Determine Infrastructure

Determining the proper infrastructure for an SMI implementation is a critical step in the development process. The following is a list of items that need to be determined prior to designing the vendor schema or developing providers.

  1. WBEM Server - SMI implementations require a WBEM Server. A WBEM Server is the main infrastructure component in the SMI Architecture. A WBEM Server is responsible for handling SMI Client requests, indication delivery (aka event delivery) to SMI Listeners, and management of SMI Providers. Open Source and Commercial WBEM Servers are available, see WBEM Servers. When evaluating a WBEM Server, the items to consider are programming language interfaces, performance, scalability, support, documentation, platform support, features, etc.
  2. Embedded or Proxy - An Embedded implementation is one where all the components reside as part of the device (it may be a separate service processor, but all part of the storage device). A Proxy implementation is installed on a separate system remotely accessing the instrumentation data. There are advantages and disadvantages to each approach. For example, an embedded implementation may be limited on resources, such as memory or disk while a proxy implementation has to deal with an installation program, possible multiple platforms, configuration of the devices to manage and firewall configuration, etc. An embedded implementation is preferred as it allows the storage device to be manageable out of the box.

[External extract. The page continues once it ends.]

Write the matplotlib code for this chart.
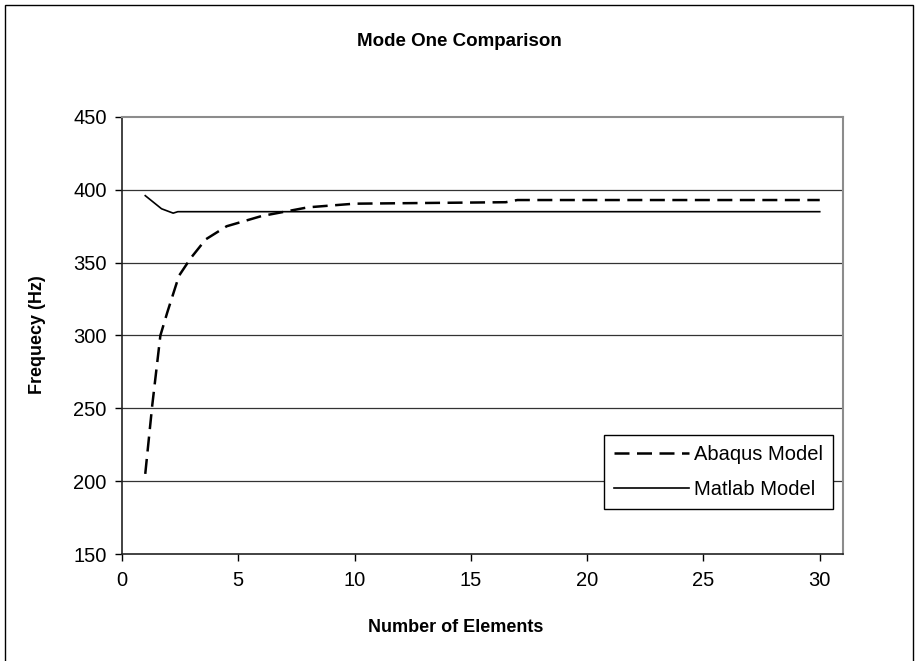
# Mode one frequency vs number of elements, Abaqus vs Matlab model
import matplotlib.pyplot as plt
from matplotlib.patches import Rectangle

plt.rcParams['font.family'] = ['Liberation Sans', 'DejaVu Sans']

# values
abaqus_x = [1, 1.3, 1.65, 1.95, 2.45, 2.95, 3.6, 4.5, 6, 8, 10, 16.5, 17, 30]
abaqus_y = [205, 252, 300, 316, 341, 353, 366, 375, 382, 388, 390.5, 391.5, 393, 393]
matlab_x = [1, 1.7, 2.2, 2.4, 30]
matlab_y = [396, 387, 384, 385, 385]

x_ticks = [0, 5, 10, 15, 20, 25, 30]
y_ticks = [150, 200, 250, 300, 350, 400, 450]

fig = plt.figure(figsize=(9.18, 6.61), dpi=100)
ax = fig.add_axes([122/918, 1 - 554/661, (843 - 122)/918, (554 - 117)/661])

# outer chart border (bottom runs off the picture)
fig.patches.append(Rectangle((5/918, -0.05), 908/918, 1.05 - 5/661, transform=fig.transFigure,
                             fill=False, edgecolor='black', linewidth=1.0))

ax.plot(abaqus_x, abaqus_y, color='black', linewidth=1.8,
        linestyle=(0, (6, 3)), label='Abaqus Model')
ax.plot(matlab_x, matlab_y, color='black', linewidth=1.2, label='Matlab Model')

ax.set_xlim(0, 31)
ax.set_ylim(150, 450)
ax.set_xticks(x_ticks)
ax.set_yticks(y_ticks)
ax.tick_params(direction='out', length=5, width=1, labelsize=14.5, colors='black')
ax.tick_params(axis='x', pad=7)
ax.tick_params(axis='y', pad=6)

for yv in y_ticks[1:-1]:
    ax.axhline(yv, color='#333333', linewidth=0.9, zorder=0)

ax.spines['left'].set_color('#222222')
ax.spines['bottom'].set_color('#222222')
ax.spines['left'].set_linewidth(1.2)
ax.spines['bottom'].set_linewidth(1.2)
ax.spines['top'].set_color('#8c8c8c')
ax.spines['right'].set_color('#8c8c8c')
ax.spines['top'].set_linewidth(1.5)
ax.spines['right'].set_linewidth(1.5)

fig.text(459/918, 1 - 42/661, 'Mode One Comparison', ha='center', va='center',
         fontsize=13.5, fontweight='bold')
fig.text(456/918, 1 - 627/661, 'Number of Elements', ha='center', va='center',
         fontsize=13, fontweight='bold')
fig.text(38/918, 1 - 335/661, 'Frequecy (Hz)', ha='center', va='center',
         rotation=90, fontsize=13, fontweight='bold')

leg = ax.legend(loc='lower right', bbox_to_anchor=(833/918, 1 - 509/661),
                bbox_transform=fig.transFigure, fontsize=14.5, frameon=True,
                fancybox=False, edgecolor='black', framealpha=1,
                handlelength=3.7, handletextpad=0.25, borderpad=0.5, labelspacing=0.8,
                borderaxespad=0)
leg.get_frame().set_linewidth(1.0)

fig.savefig('out.png', dpi=100)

  3. Security - Determine the authentication and/or authorization mechanism. Is it local or third party (e.g. LDAP, ...). For example, if the implementation is a proxy, it may use the third party platform authentication (e.g. Windows or PAM) to handle authentication. If the implementation is embedded, it may have local accounts or use LDAP.
  4. Instrumentation API - The API(s) used to retrieve the instrumentation data from the storage device(s) (e.g. REST, language bindings, ...). Some of the features to evaluate for an instrumentation API:
    • completeness - ensure all information needed for SMI is available from the API.
    • event handling - are changes in state (e.g. a storage volume was created or deleted) dynamically provided by the API.
    • performance - responding to requests in a timely manner.
    • scalability - A provider is required to handle simultaneous requests. If the instrumentation API does not allow for simultaneous requests, the provider must be able to manage the requests efficiently (see cache). If the operation is a method invocation, the provider may be required to return a job and run the operation asynchronously. A provider may also be required to handle many instances (e.g. hundreds of thousands).
  5. Cache - Do the providers need to cache data to ensure timely responses to clients? If an instrumentation API does not perform/scale sufficiently to handle the number of elements (e.g. potentially hundreds of thousands of storage volumes) that need to be retrieved, a cache may be needed to ensure that SMI clients get timely responses. If the instrumentation API requires multiple calls to retrieve SMI data, a cache may be required for performance reasons. If a cache is implemented, it will need to be in synch with the storage device.
  6. Indication handling - An SMI Provider may be responsible for handling indications for a particular object. For example, if a volume is created/deleted the provider is required to deliver an indication. If the instrumentation API does not have a mechanism to notify the SMI provider when the state of an object changes, the provider may have to poll for the information. If polling for information, only one polling engine should be instantiated for all providers.